→ What to produce
Find the string "chart" in the data, then copy every line where it is found.
··· Data shown
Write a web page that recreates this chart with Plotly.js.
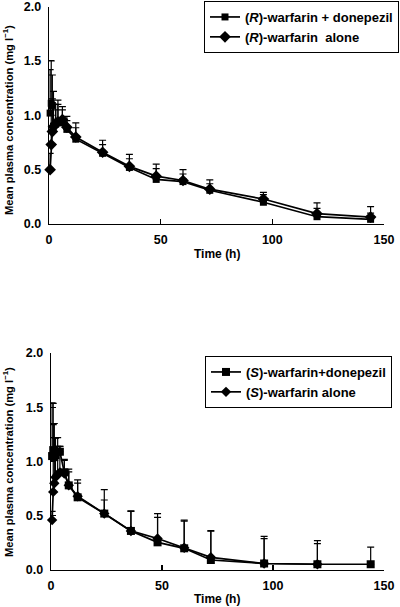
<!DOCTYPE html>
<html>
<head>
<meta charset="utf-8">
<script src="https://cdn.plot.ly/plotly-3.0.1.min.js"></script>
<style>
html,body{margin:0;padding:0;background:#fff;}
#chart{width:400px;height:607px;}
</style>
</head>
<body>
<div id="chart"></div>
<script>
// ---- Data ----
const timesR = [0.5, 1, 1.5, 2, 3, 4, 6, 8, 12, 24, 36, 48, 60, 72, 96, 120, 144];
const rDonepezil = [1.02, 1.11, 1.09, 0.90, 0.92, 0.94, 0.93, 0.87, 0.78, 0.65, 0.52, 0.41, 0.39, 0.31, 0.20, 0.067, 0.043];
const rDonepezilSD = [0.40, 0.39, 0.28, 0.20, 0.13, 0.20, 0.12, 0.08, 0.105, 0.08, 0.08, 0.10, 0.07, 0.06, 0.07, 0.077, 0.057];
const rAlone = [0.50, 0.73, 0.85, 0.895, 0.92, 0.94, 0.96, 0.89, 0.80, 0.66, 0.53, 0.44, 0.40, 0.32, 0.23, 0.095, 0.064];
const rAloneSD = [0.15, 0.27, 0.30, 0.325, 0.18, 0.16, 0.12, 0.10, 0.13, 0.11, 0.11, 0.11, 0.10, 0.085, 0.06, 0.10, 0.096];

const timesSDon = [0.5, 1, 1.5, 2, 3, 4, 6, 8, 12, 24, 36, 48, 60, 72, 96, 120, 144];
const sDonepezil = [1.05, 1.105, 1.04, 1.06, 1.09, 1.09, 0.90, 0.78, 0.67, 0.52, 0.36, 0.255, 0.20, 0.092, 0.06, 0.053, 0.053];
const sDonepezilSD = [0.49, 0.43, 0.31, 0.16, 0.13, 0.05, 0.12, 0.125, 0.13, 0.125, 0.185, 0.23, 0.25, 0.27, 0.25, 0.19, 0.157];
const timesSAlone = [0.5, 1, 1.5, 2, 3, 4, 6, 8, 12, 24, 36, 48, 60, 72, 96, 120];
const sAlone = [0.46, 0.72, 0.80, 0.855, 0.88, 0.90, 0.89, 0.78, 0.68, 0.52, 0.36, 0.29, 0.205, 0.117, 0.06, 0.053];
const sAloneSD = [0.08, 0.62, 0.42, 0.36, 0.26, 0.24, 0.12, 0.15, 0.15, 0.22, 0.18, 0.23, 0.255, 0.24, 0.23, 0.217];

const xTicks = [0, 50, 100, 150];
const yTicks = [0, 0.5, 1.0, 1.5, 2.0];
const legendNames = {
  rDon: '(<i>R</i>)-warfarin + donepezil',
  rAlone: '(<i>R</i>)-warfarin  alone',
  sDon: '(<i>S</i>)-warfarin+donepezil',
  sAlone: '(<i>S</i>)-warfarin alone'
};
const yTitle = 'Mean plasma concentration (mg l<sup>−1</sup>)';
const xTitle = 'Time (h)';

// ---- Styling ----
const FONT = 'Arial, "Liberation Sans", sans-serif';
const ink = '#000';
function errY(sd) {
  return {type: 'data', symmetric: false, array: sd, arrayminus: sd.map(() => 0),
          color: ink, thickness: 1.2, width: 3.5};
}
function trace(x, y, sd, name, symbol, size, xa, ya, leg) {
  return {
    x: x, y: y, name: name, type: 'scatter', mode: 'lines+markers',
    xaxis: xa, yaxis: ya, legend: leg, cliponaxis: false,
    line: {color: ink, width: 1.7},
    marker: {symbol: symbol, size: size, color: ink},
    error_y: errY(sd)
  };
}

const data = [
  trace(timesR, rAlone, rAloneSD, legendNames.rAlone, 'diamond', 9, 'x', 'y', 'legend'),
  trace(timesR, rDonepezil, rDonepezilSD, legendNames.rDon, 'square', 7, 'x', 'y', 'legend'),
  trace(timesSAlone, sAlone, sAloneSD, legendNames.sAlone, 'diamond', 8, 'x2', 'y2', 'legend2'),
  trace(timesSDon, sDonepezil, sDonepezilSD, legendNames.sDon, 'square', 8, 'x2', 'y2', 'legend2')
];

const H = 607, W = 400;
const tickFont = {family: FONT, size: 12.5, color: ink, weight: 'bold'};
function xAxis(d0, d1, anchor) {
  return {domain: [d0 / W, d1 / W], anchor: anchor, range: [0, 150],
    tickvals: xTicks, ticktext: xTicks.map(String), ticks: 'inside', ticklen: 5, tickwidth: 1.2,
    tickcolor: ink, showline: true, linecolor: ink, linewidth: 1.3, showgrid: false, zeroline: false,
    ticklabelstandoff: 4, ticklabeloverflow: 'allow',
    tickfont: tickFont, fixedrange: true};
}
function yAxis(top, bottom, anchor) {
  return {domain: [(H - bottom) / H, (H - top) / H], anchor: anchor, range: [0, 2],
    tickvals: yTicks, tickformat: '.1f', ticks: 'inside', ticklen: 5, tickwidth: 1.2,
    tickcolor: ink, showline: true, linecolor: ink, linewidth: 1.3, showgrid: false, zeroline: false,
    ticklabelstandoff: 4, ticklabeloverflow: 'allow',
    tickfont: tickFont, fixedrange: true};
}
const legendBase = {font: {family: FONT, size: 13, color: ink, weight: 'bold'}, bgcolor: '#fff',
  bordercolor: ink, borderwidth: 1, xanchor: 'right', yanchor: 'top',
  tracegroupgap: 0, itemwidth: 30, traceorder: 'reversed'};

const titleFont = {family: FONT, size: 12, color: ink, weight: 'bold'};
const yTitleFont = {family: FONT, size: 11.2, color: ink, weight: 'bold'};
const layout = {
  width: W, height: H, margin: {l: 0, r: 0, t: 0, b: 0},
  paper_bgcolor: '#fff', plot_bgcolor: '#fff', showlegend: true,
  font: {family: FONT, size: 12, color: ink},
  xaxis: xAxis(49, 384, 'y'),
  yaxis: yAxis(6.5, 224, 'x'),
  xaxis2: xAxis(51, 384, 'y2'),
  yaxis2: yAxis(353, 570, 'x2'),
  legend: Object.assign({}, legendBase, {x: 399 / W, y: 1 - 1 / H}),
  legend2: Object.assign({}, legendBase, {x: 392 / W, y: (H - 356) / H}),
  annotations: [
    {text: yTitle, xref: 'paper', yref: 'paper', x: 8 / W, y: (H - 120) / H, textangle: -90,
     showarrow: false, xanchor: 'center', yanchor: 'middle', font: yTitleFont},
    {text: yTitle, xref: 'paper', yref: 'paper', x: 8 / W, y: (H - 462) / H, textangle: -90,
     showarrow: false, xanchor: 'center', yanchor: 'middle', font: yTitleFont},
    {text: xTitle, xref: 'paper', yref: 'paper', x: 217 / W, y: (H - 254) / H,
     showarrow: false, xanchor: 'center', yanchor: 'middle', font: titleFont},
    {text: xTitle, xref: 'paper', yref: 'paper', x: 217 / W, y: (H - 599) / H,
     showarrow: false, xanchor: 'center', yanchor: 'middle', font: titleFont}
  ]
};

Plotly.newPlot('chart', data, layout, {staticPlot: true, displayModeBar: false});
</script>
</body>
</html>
······
→ Solution to the exercise
Write a web page that recreates this chart with Plotly.js.
#chart{width:400px;height:607px;}
<div id="chart"></div>
Plotly.newPlot('chart', data, layout, {staticPlot: true, displayModeBar: false});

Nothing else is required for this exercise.